Unfortunately, the only obvious upper bound on the size of $X$ is $(3n-6)/4$. Maybe we could be a bit more clever and get $|X|\le n/2$, but we won’t do better than that because of the following example: Take a square grid $G_0$ and put a degree-4 vertex inside each face. Then approximately half the vertices are degree-4 and we could imagine that the algorithm ran for a while and put all of the vertices of $G_0$ into $A$ and $B$ in which a way that each face of $G_0$ has two vertices from each of $A$ and $B$. Then all the remaining degree-4 vertices have to go in the exceptional set $X$. In this case we only get two spanning trees containing a total of$ \approx n/2$ vertices. (The same example works if we start with a hexagonal grid.) This case might be worth studying. Maybe there’s a good explanation for why the algorithm wouldn’t produce sets $A$ and $B$ this way. To do better than Borodin’s bound, we need $|X|<n/5$.
In general, it’s the small cases like this that are the killers, so there will be small cases to deal with. For example, when $F$ contains only one vertex $v$ in its interior. If $F$ is a 3-cycle, then this is easy because we can add $v$ to the forest with only one vertex in $F$. For $|C|\ge 4$, there is the possibility that $v$ can’t go into either tree. To deal with this, we would have to make sure that small cycles containing only a single vertex consist of a monochromatic path and a
4-Connected triangulations
Even the special case of planar graphs without separating 3-cycles (which are contained in 4-connected triangulations) seems hard. In fact, for this special case the answer might be greater than $n/2$. The best lower bound I could come up with for general $n$ is $3n/5$. It comes from the fact that the graph in this picture has no independent set larger than $3n/10 + O(1)$.
Note that a version of the example above with separating triangles seems to give another $n/2$ upper bound on the size of the largest induced forest in a planar graph. This upper bound looks somewhat different from that of Akiyama and Watanabe and makes me doubt that tripod decompositions have much to offer for this problem. (If we break ties appropriately, then the Sperner triangle in this example has one edge on the outer face.)
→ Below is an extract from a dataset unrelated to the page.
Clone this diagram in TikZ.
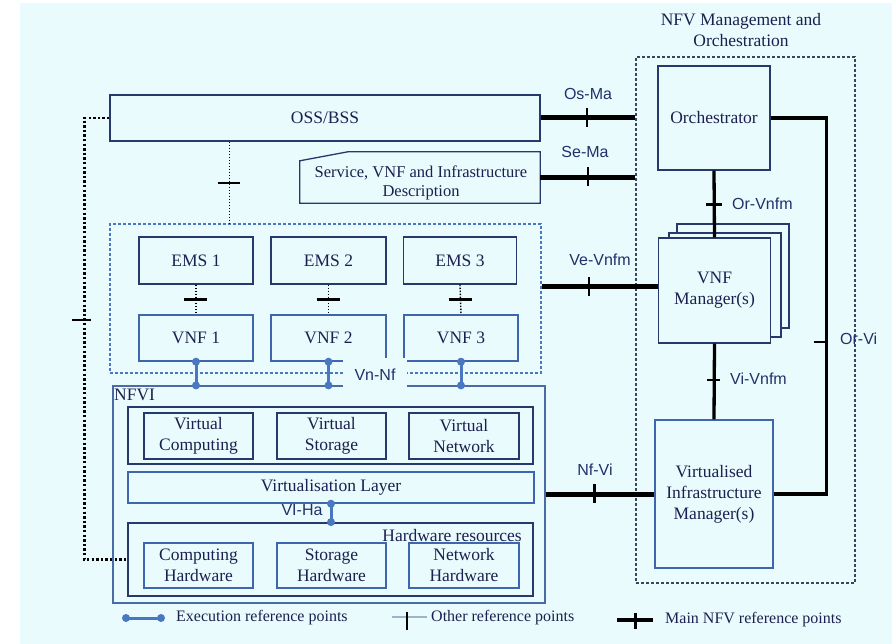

There is some reason to believe that 4-connected triangulations might be different since 4-connected triangulations are Hamiltonian, meaning that their edge set is the union of two outerplanar graphs with a common dominant face. Any edge-maximal outerplanar graph $G$ has a unique 3-colouring, up to renaming of colours. This 3-colouring is also acyclic. To see why, observe that any cycle in $G$ contains an induced triangle that receives three distinct colours. Therefore the two largest colour classes induce a cycle-free graph of size at least $2n/3$. West’s page attributes this result to Hosono.